— Begin —

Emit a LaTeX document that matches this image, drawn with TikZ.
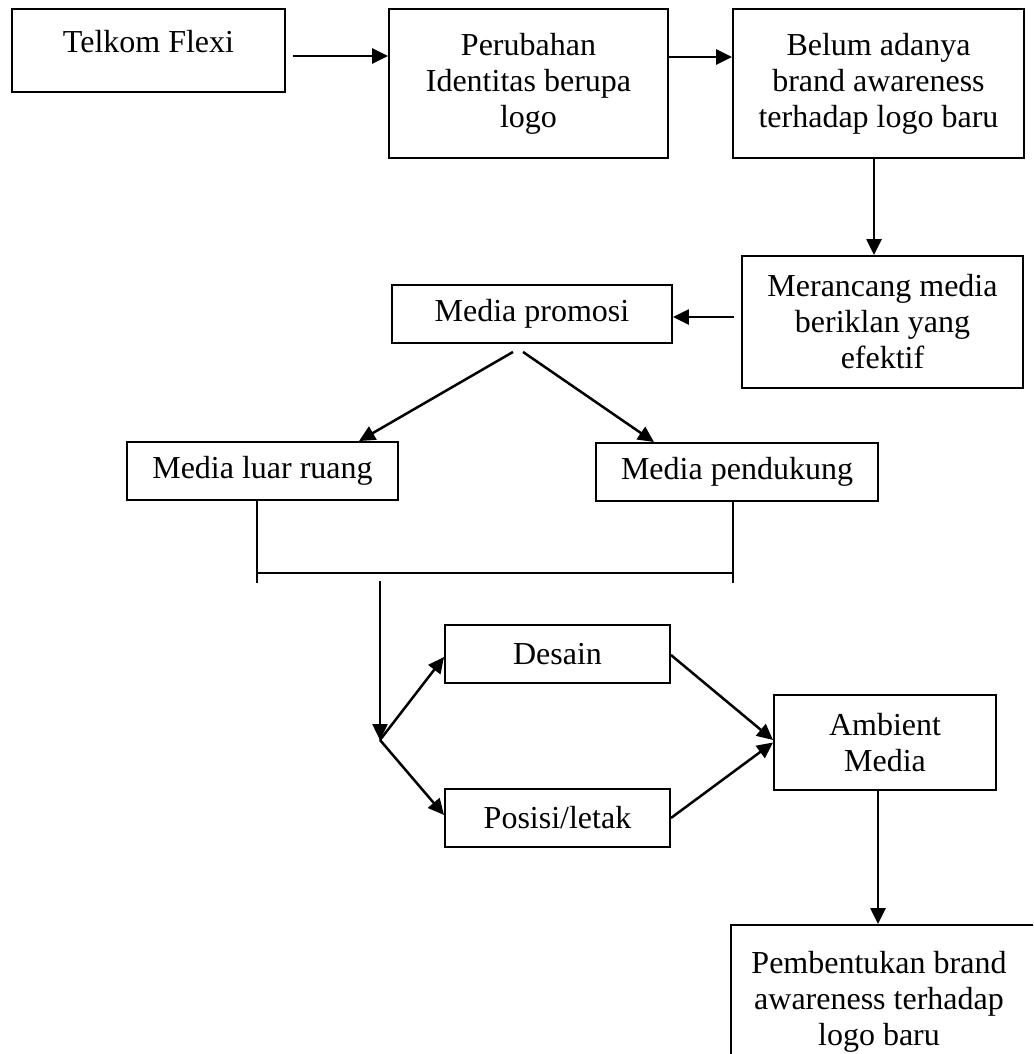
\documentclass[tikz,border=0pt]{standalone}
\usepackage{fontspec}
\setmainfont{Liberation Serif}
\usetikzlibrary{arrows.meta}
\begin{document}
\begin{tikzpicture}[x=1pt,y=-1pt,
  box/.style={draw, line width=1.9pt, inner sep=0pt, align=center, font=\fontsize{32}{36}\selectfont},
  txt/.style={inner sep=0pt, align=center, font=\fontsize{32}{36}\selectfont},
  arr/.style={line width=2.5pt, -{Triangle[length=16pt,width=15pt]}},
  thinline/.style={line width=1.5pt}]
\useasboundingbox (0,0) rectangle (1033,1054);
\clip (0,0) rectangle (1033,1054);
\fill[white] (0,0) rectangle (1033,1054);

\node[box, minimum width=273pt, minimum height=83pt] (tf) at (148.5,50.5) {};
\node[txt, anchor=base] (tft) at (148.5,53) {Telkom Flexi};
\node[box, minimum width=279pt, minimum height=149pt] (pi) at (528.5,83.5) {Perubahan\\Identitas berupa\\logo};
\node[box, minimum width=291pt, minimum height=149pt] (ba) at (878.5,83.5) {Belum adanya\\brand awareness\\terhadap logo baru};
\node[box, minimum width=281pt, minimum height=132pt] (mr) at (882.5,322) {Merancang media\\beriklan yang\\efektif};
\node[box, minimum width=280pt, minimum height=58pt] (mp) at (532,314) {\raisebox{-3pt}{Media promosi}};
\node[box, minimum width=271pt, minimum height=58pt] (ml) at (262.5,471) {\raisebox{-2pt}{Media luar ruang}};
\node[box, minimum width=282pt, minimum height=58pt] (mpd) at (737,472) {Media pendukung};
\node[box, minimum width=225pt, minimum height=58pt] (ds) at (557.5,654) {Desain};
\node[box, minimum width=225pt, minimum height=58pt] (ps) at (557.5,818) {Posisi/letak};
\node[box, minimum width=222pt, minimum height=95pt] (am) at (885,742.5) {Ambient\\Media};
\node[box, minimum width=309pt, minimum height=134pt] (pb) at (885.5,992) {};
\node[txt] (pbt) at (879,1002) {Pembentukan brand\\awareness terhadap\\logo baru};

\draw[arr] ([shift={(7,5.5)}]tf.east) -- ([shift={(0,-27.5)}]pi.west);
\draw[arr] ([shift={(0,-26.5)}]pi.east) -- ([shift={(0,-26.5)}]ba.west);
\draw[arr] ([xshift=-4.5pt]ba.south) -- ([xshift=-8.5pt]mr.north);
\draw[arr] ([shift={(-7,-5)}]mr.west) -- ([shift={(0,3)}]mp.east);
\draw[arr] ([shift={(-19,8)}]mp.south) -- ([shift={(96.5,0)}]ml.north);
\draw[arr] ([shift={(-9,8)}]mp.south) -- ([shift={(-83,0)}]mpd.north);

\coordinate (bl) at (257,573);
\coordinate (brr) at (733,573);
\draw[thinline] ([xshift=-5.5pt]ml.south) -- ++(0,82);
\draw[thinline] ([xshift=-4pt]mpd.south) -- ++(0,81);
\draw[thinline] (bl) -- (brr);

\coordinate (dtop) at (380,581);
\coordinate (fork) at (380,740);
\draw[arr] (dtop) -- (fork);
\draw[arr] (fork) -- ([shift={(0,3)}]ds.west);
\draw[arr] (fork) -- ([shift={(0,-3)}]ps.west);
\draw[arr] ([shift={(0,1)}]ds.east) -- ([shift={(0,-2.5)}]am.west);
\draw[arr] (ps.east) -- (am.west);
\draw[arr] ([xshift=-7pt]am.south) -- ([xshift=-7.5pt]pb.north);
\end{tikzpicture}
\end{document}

— End —

• WORK TO DO: Quote each line of the listing exactly, but leave the pictures out.

• RESULT OF THE TASK:
Emit a LaTeX document that matches this image, drawn with TikZ.
\documentclass[tikz,border=0pt]{standalone}
\usepackage{fontspec}
\setmainfont{Liberation Serif}
\usetikzlibrary{arrows.meta}
\begin{document}
\begin{tikzpicture}[x=1pt,y=-1pt,
  box/.style={draw, line width=1.9pt, inner sep=0pt, align=center, font=\fontsize{32}{36}\selectfont},
  txt/.style={inner sep=0pt, align=center, font=\fontsize{32}{36}\selectfont},
  arr/.style={line width=2.5pt, -{Triangle[length=16pt,width=15pt]}},
  thinline/.style={line width=1.5pt}]
\useasboundingbox (0,0) rectangle (1033,1054);
\clip (0,0) rectangle (1033,1054);
\fill[white] (0,0) rectangle (1033,1054);

\node[box, minimum width=273pt, minimum height=83pt] (tf) at (148.5,50.5) {};
\node[txt, anchor=base] (tft) at (148.5,53) {Telkom Flexi};
\node[box, minimum width=279pt, minimum height=149pt] (pi) at (528.5,83.5) {Perubahan\\Identitas berupa\\logo};
\node[box, minimum width=291pt, minimum height=149pt] (ba) at (878.5,83.5) {Belum adanya\\brand awareness\\terhadap logo baru};
\node[box, minimum width=281pt, minimum height=132pt] (mr) at (882.5,322) {Merancang media\\beriklan yang\\efektif};
\node[box, minimum width=280pt, minimum height=58pt] (mp) at (532,314) {\raisebox{-3pt}{Media promosi}};
\node[box, minimum width=271pt, minimum height=58pt] (ml) at (262.5,471) {\raisebox{-2pt}{Media luar ruang}};
\node[box, minimum width=282pt, minimum height=58pt] (mpd) at (737,472) {Media pendukung};
\node[box, minimum width=225pt, minimum height=58pt] (ds) at (557.5,654) {Desain};
\node[box, minimum width=225pt, minimum height=58pt] (ps) at (557.5,818) {Posisi/letak};
\node[box, minimum width=222pt, minimum height=95pt] (am) at (885,742.5) {Ambient\\Media};
\node[box, minimum width=309pt, minimum height=134pt] (pb) at (885.5,992) {};
\node[txt] (pbt) at (879,1002) {Pembentukan brand\\awareness terhadap\\logo baru};

\draw[arr] ([shift={(7,5.5)}]tf.east) -- ([shift={(0,-27.5)}]pi.west);
\draw[arr] ([shift={(0,-26.5)}]pi.east) -- ([shift={(0,-26.5)}]ba.west);
\draw[arr] ([xshift=-4.5pt]ba.south) -- ([xshift=-8.5pt]mr.north);
\draw[arr] ([shift={(-7,-5)}]mr.west) -- ([shift={(0,3)}]mp.east);
\draw[arr] ([shift={(-19,8)}]mp.south) -- ([shift={(96.5,0)}]ml.north);
\draw[arr] ([shift={(-9,8)}]mp.south) -- ([shift={(-83,0)}]mpd.north);

\coordinate (bl) at (257,573);
\coordinate (brr) at (733,573);
\draw[thinline] ([xshift=-5.5pt]ml.south) -- ++(0,82);
\draw[thinline] ([xshift=-4pt]mpd.south) -- ++(0,81);
\draw[thinline] (bl) -- (brr);

\coordinate (dtop) at (380,581);
\coordinate (fork) at (380,740);
\draw[arr] (dtop) -- (fork);
\draw[arr] (fork) -- ([shift={(0,3)}]ds.west);
\draw[arr] (fork) -- ([shift={(0,-3)}]ps.west);
\draw[arr] ([shift={(0,1)}]ds.east) -- ([shift={(0,-2.5)}]am.west);
\draw[arr] (ps.east) -- (am.west);
\draw[arr] ([xshift=-7pt]am.south) -- ([xshift=-7.5pt]pb.north);
\end{tikzpicture}
\end{document}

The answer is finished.